I started working on this doll about 10 months ago while working full time in a demanding job outside of the art field, driving a ridiculous amount between work and home, and trying to keep up with the daily ebbs and flow of life.  I was able to experiment with and create some beautiful ball jointing techniques for this doll during this time period.  Typically I start with the head first but I was so excited about trying to develop different ball jointing techniques that I started with the body.  Unfortunately by the time I got to the head and costume during this time period I was exhausted and out of steam. The first head and beginnings of her costume reflected this and I tossed them into the dead head and dead costume pile.  I redesigned the head to have a more realistic shape and used a cloth overlay to cover that unsightly middle of the face seam often found on needle sculpted cloth doll heads.  I believe she reflects the contentment and balance that I am starting to feel as a result of entering this new phase of life.  Don't you agree?
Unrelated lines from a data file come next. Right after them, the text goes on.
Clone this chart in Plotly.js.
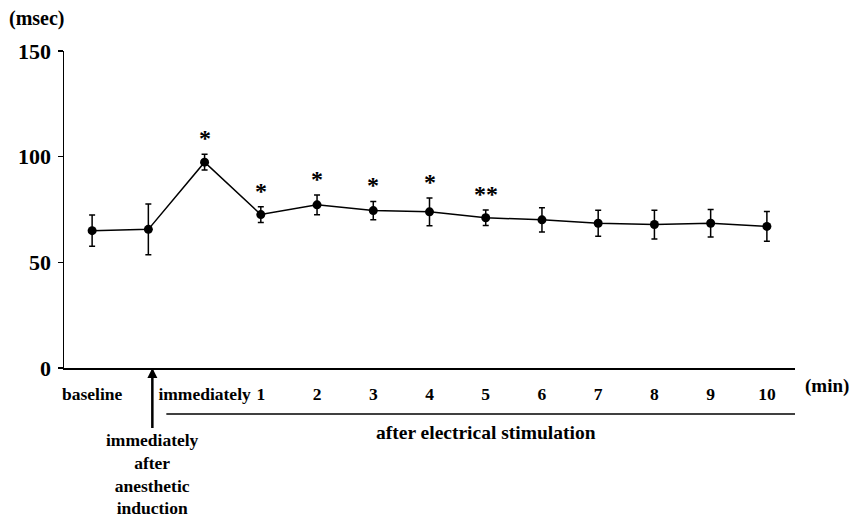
<!DOCTYPE html>
<html>
<head>
<meta charset="utf-8">
<script src="https://cdn.plot.ly/plotly-3.0.1.min.js"></script>
<style>html,body{margin:0;padding:0;background:#fff;}#chart{width:851px;height:523px;}</style>
</head>
<body>
<div id="chart"></div>
<script>
// Data
const positions = [0, 1, 2, 3, 4, 5, 6, 7, 8, 9, 10, 11, 12];
const tickLabels = ['baseline', '', 'immediately', '1', '2', '3', '4', '5', '6', '7', '8', '9', '10'];
const meanMsec = [65, 65.6, 97.4, 72.6, 77.2, 74.5, 73.9, 71.1, 70.1, 68.5, 67.9, 68.5, 67];
const sdMsec = [7.4, 12, 3.7, 3.7, 4.7, 4.3, 6.6, 3.7, 5.7, 6.2, 6.8, 6.5, 7];
const significance = ['', '', '*', '*', '*', '*', '*', '**', '', '', '', '', ''];
const yTicks = [0, 50, 100, 150];

const FONT = 'Liberation Serif, Times New Roman, serif';

const trace = {
  x: positions,
  y: meanMsec,
  type: 'scatter',
  mode: 'lines+markers',
  line: {color: '#000', width: 1.5},
  marker: {color: '#000', size: 9},
  error_y: {type: 'data', array: sdMsec, visible: true, color: '#000', thickness: 1.5, width: 3},
  hoverinfo: 'skip',
  showlegend: false
};

const annotations = [];
positions.forEach((p, i) => {
  if (significance[i]) {
    annotations.push({
      x: p, y: meanMsec[i] + sdMsec[i], xref: 'x', yref: 'y',
      text: significance[i], showarrow: false, yanchor: 'bottom', yshift: 1,
      font: {family: FONT, size: 24, color: '#000', weight: 'bold'}
    });
  }
});
annotations.push({
  x: -0.037, y: 1.104, xref: 'paper', yref: 'paper', text: '(msec)', showarrow: false,
  xanchor: 'center', yanchor: 'middle', font: {family: FONT, size: 20, color: '#000', weight: 'bold'}
});
annotations.push({
  x: 1.044, y: -0.058, xref: 'paper', yref: 'paper', text: '(min)', showarrow: false,
  xanchor: 'center', yanchor: 'middle', font: {family: FONT, size: 19, color: '#000', weight: 'bold'}
});
annotations.push({
  x: 1, y: 0, xref: 'x', yref: 'y', xshift: 4,
  text: 'immediately<br>after<br>anesthetic<br>induction',
  showarrow: true, ax: 0, ay: 60, axref: 'pixel', ayref: 'pixel',
  arrowhead: 2, arrowsize: 0.8, arrowwidth: 2.5, arrowcolor: '#000',
  yanchor: 'top', xanchor: 'center', align: 'center',
  font: {family: FONT, size: 17.5, color: '#000', weight: 'bold'}
});
annotations.push({
  x: 7, y: -0.205, xref: 'x', yref: 'paper', text: 'after electrical stimulation', showarrow: false,
  xanchor: 'center', yanchor: 'middle', font: {family: FONT, size: 19.5, color: '#000', weight: 'bold'}
});

const layout = {
  width: 851, height: 523,
  margin: {l: 64, r: 56, t: 51, b: 155},
  paper_bgcolor: '#fff', plot_bgcolor: '#fff',
  font: {family: FONT, color: '#000'},
  xaxis: {
    range: [-0.5, 12.5], showgrid: false, zeroline: false,
    showline: true, linecolor: '#000', linewidth: 1.5,
    ticks: '', tickvals: positions, ticktext: tickLabels, ticklabelstandoff: 9,
    tickfont: {family: FONT, size: 17.5, color: '#000', weight: 'bold'},
    fixedrange: true
  },
  yaxis: {
    range: [0, 150], showgrid: false, zeroline: false,
    showline: true, linecolor: '#000', linewidth: 1.5,
    ticks: 'outside', ticklen: 5, tickwidth: 1.5, tickcolor: '#000',
    tickvals: yTicks, ticktext: yTicks.map(String), ticklabelstandoff: 2,
    tickfont: {family: FONT, size: 22, color: '#000', weight: 'bold'},
    fixedrange: true
  },
  shapes: [{
    type: 'line', xref: 'x', yref: 'paper', x0: 1.32, x1: 12.5, y0: -0.145, y1: -0.145,
    line: {color: '#000', width: 1.5}
  }],
  annotations: annotations
};

Plotly.newPlot('chart', [trace], layout, {displayModeBar: false, staticPlot: true});
</script>
</body>
</html>
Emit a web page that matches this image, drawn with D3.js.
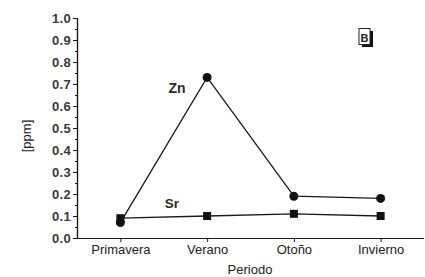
<!DOCTYPE html>
<html><head><meta charset="utf-8">
<script src="https://cdn.jsdelivr.net/npm/d3@7"></script>
<style>body{margin:0;background:#fff}svg{display:block}text{font-family:"Liberation Sans",Arial,sans-serif}</style>
</head><body>
<svg id="c" width="425" height="277"></svg>
<script>
const categories = ["Primavera","Verano","Otoño","Invierno"];
const zn = [0.07, 0.73, 0.19, 0.18];
const sr = [0.09, 0.10, 0.11, 0.10];
const yTicks = [0,0.1,0.2,0.3,0.4,0.5,0.6,0.7,0.8,0.9,1.0];

const svg = d3.select("#c");
const x = d3.scaleLinear().domain([-0.5, 3.5]).range([77, 424]);
const y = d3.scaleLinear().domain([0, 1]).range([238, 18]);
const col = "#1a1a1a";

// Y axis
const ya = svg.append("g").attr("transform","translate(77,0)")
  .call(d3.axisLeft(y).tickValues(yTicks).tickFormat(d3.format(".1f")).tickSize(4).tickPadding(2));
ya.append("g").call(d3.axisLeft(y).tickValues(d3.range(0.05,1,0.1)).tickFormat("").tickSize(2));
ya.selectAll("path").attr("stroke",col).attr("stroke-width",1.2);
ya.selectAll("line").attr("stroke",col);
ya.selectAll("text").attr("font-size",13).attr("font-weight","bold").attr("fill","#3a3a3a").attr("letter-spacing","0.3");
ya.selectAll(".tick text").attr("dy","0.35em");

// X axis
const xa = svg.append("g").attr("transform","translate(0,238)")
  .call(d3.axisBottom(x).tickValues(d3.range(categories.length)).tickFormat(i=>categories[i]).tickSize(4).tickPadding(3));
xa.select("path").attr("d","M77,0.5H424").attr("stroke",col).attr("stroke-width",1.2);
xa.selectAll("line").attr("stroke",col);
xa.selectAll("text").attr("font-size",13).attr("fill","#222");

// lines
const line = d3.line().x((d,i)=>x(i)).y(d=>y(d));
svg.append("path").attr("d",line(zn)).attr("fill","none").attr("stroke",col).attr("stroke-width",1.3);
svg.append("path").attr("d",line(sr)).attr("fill","none").attr("stroke",col).attr("stroke-width",1.3);

svg.selectAll(".zn").data(zn).enter().append("circle")
  .attr("cx",(d,i)=>x(i)).attr("cy",d=>y(d)).attr("r",4.5).attr("fill","#111");
svg.selectAll(".sr").data(sr).enter().append("rect")
  .attr("x",(d,i)=>x(i)-4).attr("y",d=>y(d)-4).attr("width",8).attr("height",8).attr("fill","#111");

// labels
svg.append("text").attr("x",177).attr("y",93).attr("text-anchor","middle").attr("font-size",14).attr("font-weight","bold").attr("fill","#2a2a2a").text("Zn");
svg.append("text").attr("x",172).attr("y",208).attr("text-anchor","middle").attr("font-size",13.5).attr("font-weight","bold").attr("fill","#2a2a2a").text("Sr");
svg.append("text").attr("transform","translate(31,136) rotate(-90)").attr("text-anchor","middle").attr("font-size",13).attr("fill","#222").text("[ppm]");
svg.append("text").attr("x",250).attr("y",274).attr("text-anchor","middle").attr("font-size",13).attr("fill","#222").text("Periodo");

// B panel label
svg.append("rect").attr("x",362).attr("y",31).attr("width",11).attr("height",16).attr("fill","#111");
svg.append("rect").attr("x",359).attr("y",28.5).attr("width",11).attr("height",16).attr("fill","#fff").attr("stroke","#222").attr("stroke-width",1);
svg.append("text").attr("x",364.5).attr("y",42).attr("text-anchor","middle").attr("font-size",11).attr("font-weight","bold").attr("fill","#222").text("B");
</script>
</body></html>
  1. I totally agree...she's beautiful:)

    I have that Jane Austen site bookmarked. I'm a total Austen junkie....LOL You might like this blog.....

  2. Congratulations on this courageous step. I envy you, and hope this new phase will be as beautiful as your art.

  3. Well done for following your bliss and using your talents this way! I hope you find great satisfaction in what you do. The routine is the way to go and I think we all have the same traps - re internet end - but it's great to see what the trends are and get inspirations as well as the endless but important research we have to do. We nev er stop learning! Enjoy!

  4. Oh, she's wonderful! And I'm with you all the way! I understand about the beguiling nature of the Internet (it's beautiful, but it's also an evil Time Vampire). Good luck!